8. The method of claim 7, further comprising adjusting an account of a trader in accordance with the first index.
9. The method of claim 8, further comprising marking-to-market the account of the trader.
10. The method of claim 8, further comprising settling an account of a trader in accordance with the second index.
11. The method of claim 7, further comprising calculating a third index in accordance with a statistic of prices obtained from the purchasers randomly selected from the subset and wherein the steps of calculating the first index and the third index are undertaken during a common trading session.
12. The method of claim 7, further comprising authorizing a trader to trade in the market in accordance with the first index.
13. A method of measuring prices of a commodity offered by a plurality of purchasers, the method comprising:
associating each of the plurality of purchasers into a first category and into a second category in accordance with at least one predetermined criterion;
selecting a first subset of purchasers from the plurality of purchasers associated with the first category;
selecting a second subset of purchasers from the plurality of purchases associated with the second category;
obtaining prices from a predetermined number of purchasers randomly selected from the first subset and a predetermined number of purchasers randomly selected from the second subset;
calculating an index in accordance with a statistic of the prices; and
transmitting the index.
14. The method of claim 13, where the criterion comprises volume of the commodity purchased by the purchaser.
15. The method of claim 13, where the criterion comprises the commodities purchased by the purchaser.
16. The method of claim 13, where calculating the index comprises the step of calculating a mean.
17. The method of claim 13, where calculating a mean comprises the step of calculating an arithmetic mean.
18. The method of claim 13, where obtaining prices from purchasers comprises receiving a price via an electronic communication.
19. The method of claim 13, where the commodity comprises an agricultural product.

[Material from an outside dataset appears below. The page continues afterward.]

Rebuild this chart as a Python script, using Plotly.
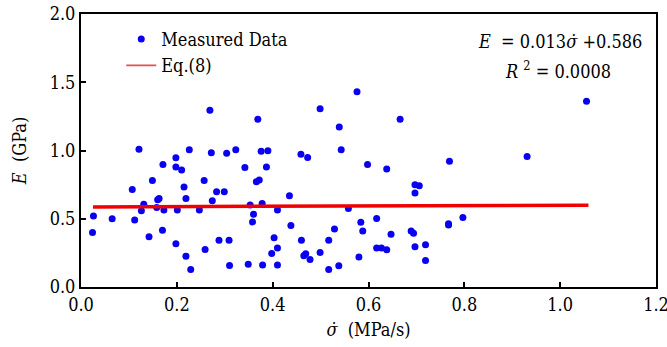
import plotly.graph_objects as go

# Measured data: stress rate (MPa/s) and elastic modulus E (GPa)
stress_rate = [
    0.024, 0.026, 0.065, 0.107, 0.112, 0.121, 0.126, 0.131, 0.142, 0.149,
    0.160, 0.163, 0.158, 0.171, 0.173, 0.170, 0.198, 0.198, 0.198, 0.201,
    0.210, 0.215, 0.219, 0.219, 0.226, 0.229, 0.247, 0.257, 0.259, 0.269,
    0.272, 0.274, 0.283, 0.288, 0.299, 0.304, 0.309, 0.310, 0.323, 0.342,
    0.349, 0.353, 0.360, 0.358, 0.366, 0.372, 0.369, 0.376, 0.378, 0.379,
    0.387, 0.390, 0.398, 0.403, 0.410, 0.410, 0.410, 0.435, 0.438, 0.459,
    0.460, 0.465, 0.469, 0.473, 0.478, 0.499, 0.499, 0.517, 0.517, 0.529,
    0.538, 0.539, 0.543, 0.558, 0.576, 0.580, 0.584, 0.588, 0.598, 0.617,
    0.617, 0.627, 0.638, 0.638, 0.647, 0.666, 0.689, 0.694, 0.697, 0.706,
    0.697, 0.697, 0.719, 0.719, 0.767, 0.767, 0.769, 0.797, 0.931, 1.055,
]
modulus = [
    0.400, 0.520, 0.500, 0.715, 0.490, 1.010, 0.558, 0.607, 0.369, 0.781,
    0.639, 0.649, 0.582, 0.897, 0.565, 0.415, 0.317, 0.946, 0.880, 0.565,
    0.857, 0.732, 0.226, 0.649, 1.005, 0.128, 0.565, 0.781, 0.275, 1.295,
    0.983, 0.631, 0.698, 0.342, 0.698, 0.980, 0.342, 0.157, 1.005, 0.875,
    0.167, 0.600, 0.533, 0.477, 0.771, 0.784, 1.229, 0.995, 0.612, 0.162,
    0.880, 0.998, 0.246, 0.361, 0.285, 0.565, 0.162, 0.668, 0.450, 0.973,
    0.342, 0.229, 0.243, 0.948, 0.201, 1.305, 0.253, 0.128, 0.342, 0.425,
    0.155, 1.172, 1.005, 0.575, 1.430, 0.219, 0.474, 0.410, 0.897, 0.501,
    0.285, 0.285, 0.273, 0.865, 0.386, 1.229, 0.410, 0.393, 0.749, 0.742,
    0.688, 0.295, 0.310, 0.194, 0.464, 0.455, 0.921, 0.509, 0.956, 1.361,
]

# Fitted line Eq.(8): E = 0.013*rate + 0.586
fit_slope = 0.013
fit_intercept = 0.586
fit_x = [0.025, 1.059]
fit_y = [fit_slope * v + fit_intercept for v in fit_x]

x_ticks = [0.0, 0.2, 0.4, 0.6, 0.8, 1.0, 1.2]
y_ticks = [0.0, 0.5, 1.0, 1.5, 2.0]

FONT = "DejaVu Serif Condensed, DejaVu Serif"
FS = 18
BLUE = "#0a00f0"
RED = "#f00000"
SIGMA_DOT = "σ\u0307"

fig = go.Figure()
fig.add_trace(go.Scatter(
    x=stress_rate, y=modulus, mode="markers", name="Measured Data",
    marker=dict(color=BLUE, size=7, line=dict(width=0)),
))
fig.add_trace(go.Scatter(
    x=fit_x, y=fit_y, mode="lines", name="Eq.(8)", showlegend=False,
    line=dict(color=RED, width=3.5),
))
# legend entry for the fit line (thin, as in the reference legend)
fig.add_trace(go.Scatter(
    x=[None], y=[None], mode="lines", name="Eq.(8)",
    line=dict(color="#e05050", width=1.8),
))

fig.update_layout(
    width=667, height=347,
    margin=dict(l=81, r=11, t=14, b=60, autoexpand=False),
    paper_bgcolor="white", plot_bgcolor="white",
    font=dict(family=FONT, size=FS, color="black"),
    showlegend=True,
    legend=dict(
        x=0.07, y=0.975, xanchor="left", yanchor="top",
        bgcolor="rgba(0,0,0,0)", borderwidth=0,
        font=dict(family=FONT, size=FS, color="black"),
        tracegroupgap=0, itemwidth=30,
    ),
    xaxis=dict(
        range=[0, 1.2], tickvals=x_ticks, ticktext=[f"{v:.1f}" for v in x_ticks],
        ticks="inside", ticklen=5, tickwidth=1.5, tickcolor="black",
        tickfont=dict(family=FONT, size=FS, color="black"),
        ticklabeloverflow="allow",
        showline=True, linecolor="black", linewidth=2, mirror=True,
        showgrid=False, zeroline=False, automargin=False,
        title=dict(text=f"<i>{SIGMA_DOT}</i>  (MPa/s)", standoff=10,
                   font=dict(family=FONT, size=FS, color="black")),
    ),
    yaxis=dict(
        range=[0, 2.0], tickvals=y_ticks, ticktext=[f"{v:.1f}" for v in y_ticks],
        ticks="inside", ticklen=5, tickwidth=1.5, tickcolor="black",
        tickfont=dict(family=FONT, size=FS, color="black"),
        ticklabeloverflow="allow",
        showline=True, linecolor="black", linewidth=2, mirror=True,
        showgrid=False, zeroline=False, automargin=False,
        title=dict(text="<i>E</i>  (GPa)", standoff=18,
                   font=dict(family=FONT, size=FS, color="black")),
    ),
)

fig.add_annotation(
    xref="paper", yref="paper", x=0.979, y=0.9, xanchor="right", yanchor="middle",
    text=f"<i>E</i>  = 0.013<i>{SIGMA_DOT}</i> +0.586", showarrow=False,
    font=dict(family=FONT, size=FS, color="black"),
)
fig.add_annotation(
    xref="paper", yref="paper", x=0.925, y=0.795, xanchor="right", yanchor="middle",
    text="<i>R</i> <sup>2</sup> = 0.0008", showarrow=False,
    font=dict(family=FONT, size=FS, color="black"),
)

fig.write_html("out.html")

20. The method of claim 13, further comprising adjusting an account of a trader in accordance with the index.
21. The method of claim 20, further comprising marking to market the account of the trader.
22. The method of claim 20, further comprising:
obtaining further prices from the predetermined number of purchasers randomly selected from the first subset and the predetermined number of purchasers randomly selected from the second subset; and
calculating a further index in accordance with a statistic of the prices; and
wherein the steps of calculating the index and the further index are undertaken during a common trading session.
23. The method of claim 20, further comprising authorizing a trader to trade a financial instrument associated with the commodity.